• Problem requirements:
Repeat the data verbatim.

• Recorded information:
※ ※ ※
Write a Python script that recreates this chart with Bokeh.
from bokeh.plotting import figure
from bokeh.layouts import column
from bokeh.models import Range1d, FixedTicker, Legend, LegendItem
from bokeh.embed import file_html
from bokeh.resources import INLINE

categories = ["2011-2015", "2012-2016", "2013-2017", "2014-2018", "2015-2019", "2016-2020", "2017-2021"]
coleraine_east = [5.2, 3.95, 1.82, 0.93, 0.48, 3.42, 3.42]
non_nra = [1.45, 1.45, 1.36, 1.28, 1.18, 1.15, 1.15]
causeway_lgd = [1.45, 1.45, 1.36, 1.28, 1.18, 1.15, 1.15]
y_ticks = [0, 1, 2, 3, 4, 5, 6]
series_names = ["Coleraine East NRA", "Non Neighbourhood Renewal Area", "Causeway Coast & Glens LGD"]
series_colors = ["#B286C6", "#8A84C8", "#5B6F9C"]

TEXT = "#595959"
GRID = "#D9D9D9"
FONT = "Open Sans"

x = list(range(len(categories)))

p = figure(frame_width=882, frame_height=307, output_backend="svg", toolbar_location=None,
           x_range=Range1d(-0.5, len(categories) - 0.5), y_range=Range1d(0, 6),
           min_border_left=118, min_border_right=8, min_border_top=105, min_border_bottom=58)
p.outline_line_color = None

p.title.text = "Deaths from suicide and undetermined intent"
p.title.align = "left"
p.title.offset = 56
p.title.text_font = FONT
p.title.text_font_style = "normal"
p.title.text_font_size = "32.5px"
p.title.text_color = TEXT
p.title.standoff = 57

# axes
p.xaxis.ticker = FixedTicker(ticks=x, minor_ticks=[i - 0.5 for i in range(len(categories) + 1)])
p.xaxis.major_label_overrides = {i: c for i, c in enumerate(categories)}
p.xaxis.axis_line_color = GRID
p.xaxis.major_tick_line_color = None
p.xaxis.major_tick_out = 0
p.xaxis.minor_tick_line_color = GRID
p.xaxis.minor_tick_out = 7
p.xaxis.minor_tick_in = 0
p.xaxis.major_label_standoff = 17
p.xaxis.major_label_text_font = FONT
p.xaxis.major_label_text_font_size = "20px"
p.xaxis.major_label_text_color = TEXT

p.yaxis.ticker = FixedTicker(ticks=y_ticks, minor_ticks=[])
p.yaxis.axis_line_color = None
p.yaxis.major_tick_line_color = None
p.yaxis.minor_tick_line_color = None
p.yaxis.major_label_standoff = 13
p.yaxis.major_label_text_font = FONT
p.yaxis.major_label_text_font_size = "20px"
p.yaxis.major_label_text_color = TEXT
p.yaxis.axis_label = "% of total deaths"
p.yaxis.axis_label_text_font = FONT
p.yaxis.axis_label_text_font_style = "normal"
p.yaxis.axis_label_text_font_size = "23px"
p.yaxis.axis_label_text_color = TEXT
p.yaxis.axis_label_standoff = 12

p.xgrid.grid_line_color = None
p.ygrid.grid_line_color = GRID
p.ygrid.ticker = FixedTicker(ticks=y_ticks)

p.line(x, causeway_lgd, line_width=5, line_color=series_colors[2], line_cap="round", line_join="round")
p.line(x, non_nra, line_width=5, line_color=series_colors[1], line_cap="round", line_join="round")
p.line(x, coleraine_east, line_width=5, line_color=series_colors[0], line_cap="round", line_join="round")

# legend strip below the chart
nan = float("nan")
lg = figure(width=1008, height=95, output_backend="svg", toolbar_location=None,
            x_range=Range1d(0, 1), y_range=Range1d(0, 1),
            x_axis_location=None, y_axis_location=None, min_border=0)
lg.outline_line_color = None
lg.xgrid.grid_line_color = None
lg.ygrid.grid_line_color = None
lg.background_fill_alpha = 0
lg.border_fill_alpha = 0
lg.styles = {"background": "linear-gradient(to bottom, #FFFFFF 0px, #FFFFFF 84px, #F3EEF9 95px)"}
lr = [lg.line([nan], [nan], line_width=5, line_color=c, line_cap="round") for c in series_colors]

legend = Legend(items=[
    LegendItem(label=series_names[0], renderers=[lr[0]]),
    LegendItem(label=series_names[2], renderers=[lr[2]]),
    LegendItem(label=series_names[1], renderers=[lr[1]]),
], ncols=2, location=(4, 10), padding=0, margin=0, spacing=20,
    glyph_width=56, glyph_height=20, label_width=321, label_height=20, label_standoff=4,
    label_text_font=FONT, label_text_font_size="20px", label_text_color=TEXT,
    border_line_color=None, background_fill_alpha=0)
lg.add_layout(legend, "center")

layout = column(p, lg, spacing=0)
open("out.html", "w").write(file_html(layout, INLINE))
※ ※ ※
• Output of the exercise:
Write a Python script that recreates this chart with Bokeh.
from bokeh.plotting import figure
from bokeh.layouts import column
from bokeh.models import Range1d, FixedTicker, Legend, LegendItem
from bokeh.embed import file_html
from bokeh.resources import INLINE

categories = ["2011-2015", "2012-2016", "2013-2017", "2014-2018", "2015-2019", "2016-2020", "2017-2021"]
coleraine_east = [5.2, 3.95, 1.82, 0.93, 0.48, 3.42, 3.42]
non_nra = [1.45, 1.45, 1.36, 1.28, 1.18, 1.15, 1.15]
causeway_lgd = [1.45, 1.45, 1.36, 1.28, 1.18, 1.15, 1.15]
y_ticks = [0, 1, 2, 3, 4, 5, 6]
series_names = ["Coleraine East NRA", "Non Neighbourhood Renewal Area", "Causeway Coast & Glens LGD"]
series_colors = ["#B286C6", "#8A84C8", "#5B6F9C"]

TEXT = "#595959"
GRID = "#D9D9D9"
FONT = "Open Sans"

x = list(range(len(categories)))

p = figure(frame_width=882, frame_height=307, output_backend="svg", toolbar_location=None,
           x_range=Range1d(-0.5, len(categories) - 0.5), y_range=Range1d(0, 6),
           min_border_left=118, min_border_right=8, min_border_top=105, min_border_bottom=58)
p.outline_line_color = None

p.title.text = "Deaths from suicide and undetermined intent"
p.title.align = "left"
p.title.offset = 56
p.title.text_font = FONT
p.title.text_font_style = "normal"
p.title.text_font_size = "32.5px"
p.title.text_color = TEXT
p.title.standoff = 57

# axes
p.xaxis.ticker = FixedTicker(ticks=x, minor_ticks=[i - 0.5 for i in range(len(categories) + 1)])
p.xaxis.major_label_overrides = {i: c for i, c in enumerate(categories)}
p.xaxis.axis_line_color = GRID
p.xaxis.major_tick_line_color = None
p.xaxis.major_tick_out = 0
p.xaxis.minor_tick_line_color = GRID
p.xaxis.minor_tick_out = 7
p.xaxis.minor_tick_in = 0
p.xaxis.major_label_standoff = 17
p.xaxis.major_label_text_font = FONT
p.xaxis.major_label_text_font_size = "20px"
p.xaxis.major_label_text_color = TEXT

p.yaxis.ticker = FixedTicker(ticks=y_ticks, minor_ticks=[])
p.yaxis.axis_line_color = None
p.yaxis.major_tick_line_color = None
p.yaxis.minor_tick_line_color = None
p.yaxis.major_label_standoff = 13
p.yaxis.major_label_text_font = FONT
p.yaxis.major_label_text_font_size = "20px"
p.yaxis.major_label_text_color = TEXT
p.yaxis.axis_label = "% of total deaths"
p.yaxis.axis_label_text_font = FONT
p.yaxis.axis_label_text_font_style = "normal"
p.yaxis.axis_label_text_font_size = "23px"
p.yaxis.axis_label_text_color = TEXT
p.yaxis.axis_label_standoff = 12

p.xgrid.grid_line_color = None
p.ygrid.grid_line_color = GRID
p.ygrid.ticker = FixedTicker(ticks=y_ticks)

p.line(x, causeway_lgd, line_width=5, line_color=series_colors[2], line_cap="round", line_join="round")
p.line(x, non_nra, line_width=5, line_color=series_colors[1], line_cap="round", line_join="round")
p.line(x, coleraine_east, line_width=5, line_color=series_colors[0], line_cap="round", line_join="round")

# legend strip below the chart
nan = float("nan")
lg = figure(width=1008, height=95, output_backend="svg", toolbar_location=None,
            x_range=Range1d(0, 1), y_range=Range1d(0, 1),
            x_axis_location=None, y_axis_location=None, min_border=0)
lg.outline_line_color = None
lg.xgrid.grid_line_color = None
lg.ygrid.grid_line_color = None
lg.background_fill_alpha = 0
lg.border_fill_alpha = 0
lg.styles = {"background": "linear-gradient(to bottom, #FFFFFF 0px, #FFFFFF 84px, #F3EEF9 95px)"}
lr = [lg.line([nan], [nan], line_width=5, line_color=c, line_cap="round") for c in series_colors]

legend = Legend(items=[
    LegendItem(label=series_names[0], renderers=[lr[0]]),
    LegendItem(label=series_names[2], renderers=[lr[2]]),
    LegendItem(label=series_names[1], renderers=[lr[1]]),
], ncols=2, location=(4, 10), padding=0, margin=0, spacing=20,
    glyph_width=56, glyph_height=20, label_width=321, label_height=20, label_standoff=4,
    label_text_font=FONT, label_text_font_size="20px", label_text_color=TEXT,
    border_line_color=None, background_fill_alpha=0)
lg.add_layout(legend, "center")

layout = column(p, lg, spacing=0)
open("out.html", "w").write(file_html(layout, INLINE))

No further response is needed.